一度の保証(短編集)

20時


すでに、俺達家族の前には、埜上夫妻が座っていた。


俺のお父さんとお母さんも俺も、客間である畳14畳の部屋の長いテーブルに正座し、座っていた。


お父さんは、あまりに突然の申し出で家にすでに来ている埜上夫妻に少し苛立ちを見せるような日本茶の飲み方をしている。

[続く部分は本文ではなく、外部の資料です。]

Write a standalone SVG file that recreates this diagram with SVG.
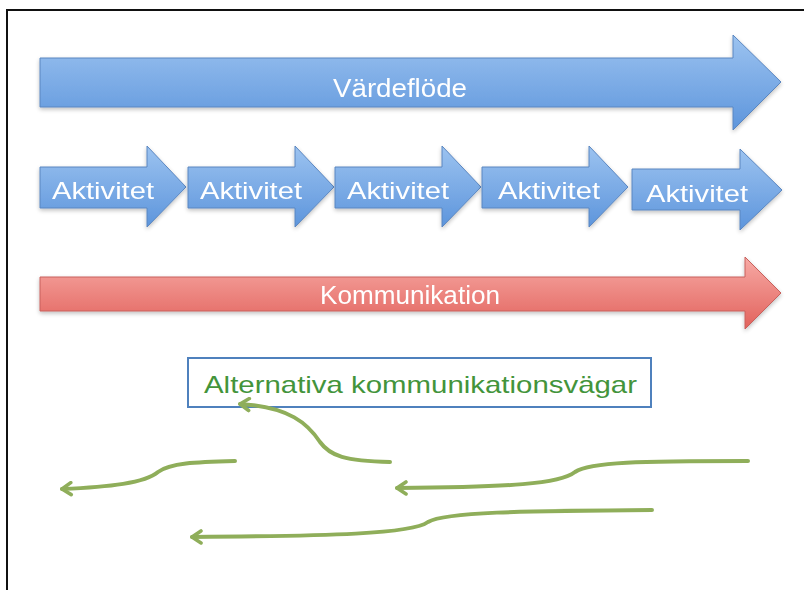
<svg xmlns="http://www.w3.org/2000/svg" width="804" height="590" viewBox="0 0 804 590">
  <defs>
    <linearGradient id="blueFill" x1="0" y1="0" x2="0" y2="1">
      <stop offset="0" stop-color="#9cc3f0"/>
      <stop offset="1" stop-color="#5d95dc"/>
    </linearGradient>
    <linearGradient id="redFill" x1="0" y1="0" x2="0" y2="1">
      <stop offset="0" stop-color="#f7aaa5"/>
      <stop offset="1" stop-color="#e2625c"/>
    </linearGradient>
    <filter id="soft" x="-5%" y="-20%" width="110%" height="140%">
      <feGaussianBlur in="SourceAlpha" stdDeviation="2"/>
      <feOffset dy="2"/>
      <feComponentTransfer><feFuncA type="linear" slope="0.25"/></feComponentTransfer>
      <feMerge><feMergeNode/><feMergeNode in="SourceGraphic"/></feMerge>
    </filter>
    <!-- open chevron head for the green paths -->
    <marker id="chev" viewBox="0 0 16 16" refX="13" refY="8" markerWidth="16" markerHeight="16" markerUnits="userSpaceOnUse" orient="auto">
      <path d="M4,2 L13,8 L4,14" fill="none" stroke="#8fae5a" stroke-width="3.6" stroke-linecap="round" stroke-linejoin="round"/>
    </marker>
  </defs>
  <style>
    .blue { fill: url(#blueFill); stroke: #5a86c0; stroke-width: 1; }
    .red { fill: url(#redFill); stroke: #c8615c; stroke-width: 1; }
    .lbl { font-family: "Liberation Sans", "Open Sans", sans-serif; fill: #ffffff; text-anchor: middle; }
    .path { fill: none; stroke: #8fae5a; stroke-width: 4; stroke-linecap: round; }
  </style>

  <rect width="804" height="590" fill="#ffffff"/>
  <!-- frame -->
  <path d="M7,595 V10 H810" fill="none" stroke="#111111" stroke-width="2"/>

  <g id="vardeflode" filter="url(#soft)">
    <path class="blue" d="M40,58 H733 V35 L781,82 L733,130 V107 H40 Z"/>
    <text class="lbl" x="400" y="97" font-size="25" textLength="134" lengthAdjust="spacingAndGlyphs">Värdeflöde</text>
  </g>

  <g id="aktivitet1" filter="url(#soft)">
    <path class="blue" d="M40,167 H147 V146 L186,187 L147,227 V208 H40 Z"/>
    <text class="lbl" x="103" y="199" font-size="24" textLength="102" lengthAdjust="spacingAndGlyphs">Aktivitet</text>
  </g>
  <g id="aktivitet2" filter="url(#soft)">
    <path class="blue" d="M188,167 H295 V146 L334,187 L295,227 V208 H188 Z"/>
    <text class="lbl" x="251" y="199" font-size="24" textLength="102" lengthAdjust="spacingAndGlyphs">Aktivitet</text>
  </g>
  <g id="aktivitet3" filter="url(#soft)">
    <path class="blue" d="M335,167 H442 V146 L481,187 L442,227 V208 H335 Z"/>
    <text class="lbl" x="398" y="199" font-size="24" textLength="102" lengthAdjust="spacingAndGlyphs">Aktivitet</text>
  </g>
  <g id="aktivitet4" filter="url(#soft)">
    <path class="blue" d="M482,167 H589 V146 L628,187 L589,227 V208 H482 Z"/>
    <text class="lbl" x="549" y="199" font-size="24" textLength="102" lengthAdjust="spacingAndGlyphs">Aktivitet</text>
  </g>
  <g id="aktivitet5" filter="url(#soft)">
    <path class="blue" d="M632,169 H740 V149 L782,190 L740,230 V210 H632 Z"/>
    <text class="lbl" x="697" y="202" font-size="24" textLength="102" lengthAdjust="spacingAndGlyphs">Aktivitet</text>
  </g>

  <g id="kommunikation" filter="url(#soft)">
    <path class="red" d="M40,277 H745 V257 L781,293 L745,329 V311 H40 Z"/>
    <text class="lbl" x="410" y="304" font-size="25" textLength="180" lengthAdjust="spacingAndGlyphs">Kommunikation</text>
  </g>

  <g id="alternativa">
    <rect x="188" y="358" width="463" height="49" fill="#ffffff" stroke="#4f81bd" stroke-width="2"/>
    <text x="204" y="393" font-family="Liberation Sans, Open Sans, sans-serif" font-size="24" fill="#43943b" textLength="433" lengthAdjust="spacingAndGlyphs">Alternativa kommunikationsvägar</text>
  </g>

  <g id="connectors">
    <path class="path" marker-end="url(#chev)" d="M390,462 C345,461 330,456 320,442 C308,424 290,407 240,404"/>
    <path class="path" marker-end="url(#chev)" d="M235,461 C195,462 170,463 158,472 C145,483 110,487 62,489"/>
    <path class="path" marker-end="url(#chev)" d="M748,461 C640,461 590,462 575,472 C560,484 510,487 397,488"/>
    <path class="path" marker-end="url(#chev)" d="M652,510 C520,511 445,512 428,522 C412,534 330,536 192,537"/>
  </g>
</svg>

埜上夫妻の女性が、そんなお父さんを気にも止めず話しはじめた。


「埜上と申します。
お話は、お気づきでしょうが、太一さんの実の妹 えりなの事です。
どうか、えりなを助けて頂きたく、お願いにあがりました」


女性は、揺るぎない瞳を俺達家族に向けた。


お母さんは、黙って話しを聞いていて、お父さんが、夫妻と話しはじめる。


「どうゆう事ですか?話してくださらなければ、お返事のしようもない」


「はい。
えりなは、癌におかされています。
もう 治せないほど進行していて、もって二ヶ月…
えりなは、一歳半の時、高熱で命を落としました。
生還して今があります。
なので、えりなには、もう保証もなく、血縁者に頼るしかなくなりました」


女性は、泣きたいのを堪えて話しているようだった。